In line with these national policy changes, Claypenny Hospital began to be reduced in size. No children were admitted from 1983, and resident children were resettled in 1985-8, either in ordinary homes in Huby and Haxby or in the new Special Needs Unit at Acomb, York. A major Mental Handicap Strategic Review was completed by York Health Authority in March 1987, and in April 1988 the Authority began formal consultation on the development of community services and the closure of Claypenny. The new Strategy was agreed in January 1989.
Numbers of residents at Claypenny dropped from 351 in 1974 to 284 in 1984, 225 in 1987 and 186 in 1988. Numbers continued to reduce, as alternative facilities were developed, and the hospital finally closed in 1993. 89 former residents moved to 15 group homes leased to Housing Associations run by the charities Mencap and United Response and monitored by York Health Services NHS Trust.
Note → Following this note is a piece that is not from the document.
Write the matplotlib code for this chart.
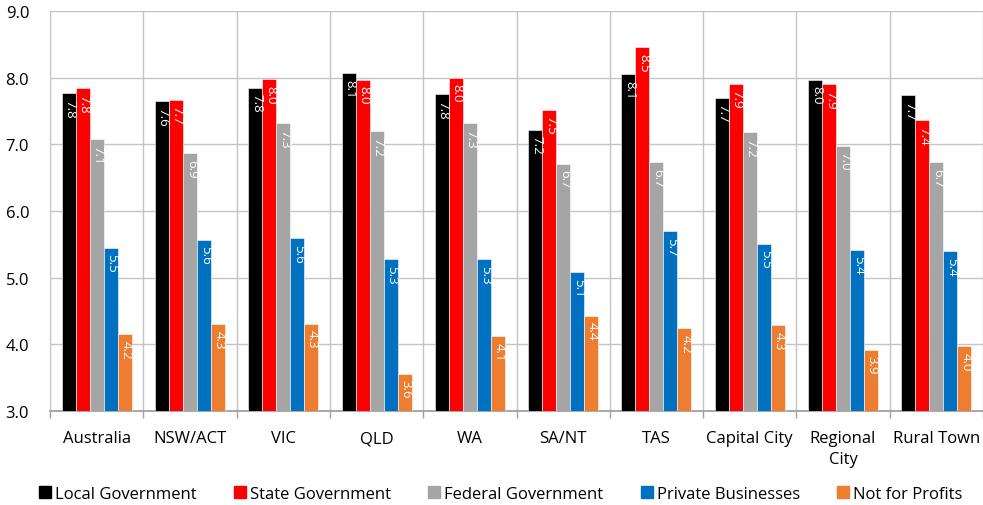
import matplotlib
matplotlib.use("Agg")
import matplotlib.pyplot as plt
from matplotlib.lines import Line2D
import numpy as np

plt.rcParams['font.family'] = ['Open Sans', 'DejaVu Sans']

categories = ["Australia", "NSW/ACT", "VIC", "QLD", "WA", "SA/NT", "TAS",
              "Capital City", "Regional\nCity", "Rural Town"]
series_names = ["Local Government", "State Government", "Federal Government",
                "Private Businesses", "Not for Profits"]
local_gov = [7.77, 7.65, 7.85, 8.07, 7.75, 7.22, 8.05, 7.70, 7.97, 7.74]
state_gov = [7.84, 7.67, 7.98, 7.97, 8.00, 7.52, 8.46, 7.91, 7.90, 7.36]
federal_gov = [7.08, 6.87, 7.32, 7.20, 7.32, 6.71, 6.73, 7.18, 6.98, 6.73]
private_bus = [5.45, 5.57, 5.59, 5.28, 5.28, 5.08, 5.70, 5.51, 5.42, 5.40]
not_for_profit = [4.15, 4.30, 4.31, 3.56, 4.12, 4.43, 4.24, 4.29, 3.92, 3.97]
labels_local = ["7.8", "7.6", "7.8", "8.1", "7.8", "7.2", "8.1", "7.7", "8.0", "7.7"]
labels_state = ["7.8", "7.7", "8.0", "8.0", "8.0", "7.5", "8.5", "7.9", "7.9", "7.4"]
labels_federal = ["7.1", "6.9", "7.3", "7.2", "7.3", "6.7", "6.7", "7.2", "7.0", "6.7"]
labels_private = ["5.5", "5.6", "5.6", "5.3", "5.3", "5.1", "5.7", "5.5", "5.4", "5.4"]
labels_nfp = ["4.2", "4.3", "4.3", "3.6", "4.1", "4.4", "4.2", "4.3", "3.9", "4.0"]
y_ticks = [3.0, 4.0, 5.0, 6.0, 7.0, 8.0, 9.0]

series = [local_gov, state_gov, federal_gov, private_bus, not_for_profit]
labels = [labels_local, labels_state, labels_federal, labels_private, labels_nfp]
colors = ["#000000", "#FF0000", "#A5A5A5", "#0070C0", "#ED7D31"]

fig = plt.figure(figsize=(9.83, 5.06), dpi=100)
ax = fig.add_axes([50/983, (506-412)/506, 933/983, 400/506])

n = len(categories)
centers = np.arange(n) + 0.5
bw = 0.15
for k, (vals, labs, col) in enumerate(zip(series, labels, colors)):
    xs = centers + (k - 2) * bw
    heights = np.array(vals) - 3.0
    ax.bar(xs, heights, width=bw, bottom=3.0, color=col,
           edgecolor="white", linewidth=0.4, zorder=3)
    for x, v, lab in zip(xs, vals, labs):
        ax.annotate(lab, (x, v), xytext=(1, -4), textcoords="offset points",
                    ha="center", va="top", rotation=270, color="white",
                    fontsize=9.5, zorder=4)

ax.set_xlim(0, n)
ax.set_ylim(3.0, 9.0)
ax.set_yticks(y_ticks)
ax.set_yticklabels([f"{t:.1f}" for t in y_ticks], fontsize=12)
ax.tick_params(axis="y", length=0, pad=15)

ax.set_xticks(np.arange(n + 1))
ax.set_xticklabels([])
ax.tick_params(axis="x", which="major", length=5, color="#A0A0A0", width=1)
ax.set_xticks(centers, minor=True)
ax.set_xticklabels(categories, minor=True, fontsize=12, linespacing=1.35)
ax.tick_params(axis="x", which="minor", length=0, pad=14)

ax.grid(True, which="major", color="#C4C4C4", linewidth=1, zorder=0)
ax.set_axisbelow(True)
for s in ["top", "right"]:
    ax.spines[s].set_visible(False)
ax.spines["left"].set_color("#C4C4C4")
ax.spines["bottom"].set_color("#9A9A9A")
ax.spines["bottom"].set_linewidth(1.2)

handles = [Line2D([0], [0], marker="s", linestyle="none", markersize=8,
                  markerfacecolor=c, markeredgecolor=c) for c in colors]
fig.legend(handles, series_names, loc="center", bbox_to_anchor=(0.51, 0.022),
           ncol=5, frameon=False, fontsize=12, handlelength=0.6,
           handletextpad=0.3, columnspacing=2.3)

fig.savefig("out.png", dpi=100)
A further group of residents with special needs moved to four purpose built NHS Units offering both long and short term places: Oak Rise, Acomb; Wighill Garth, Tadcaster, Oak Tree Court, Bubwith; and Old Copperclay, Easingwold (on part of the former Claypenny site).
Most of the Claypenny site was sold after 1993, and has been redeveloped; the former hospital premises, except for the listed 1830s buildings, were demolished.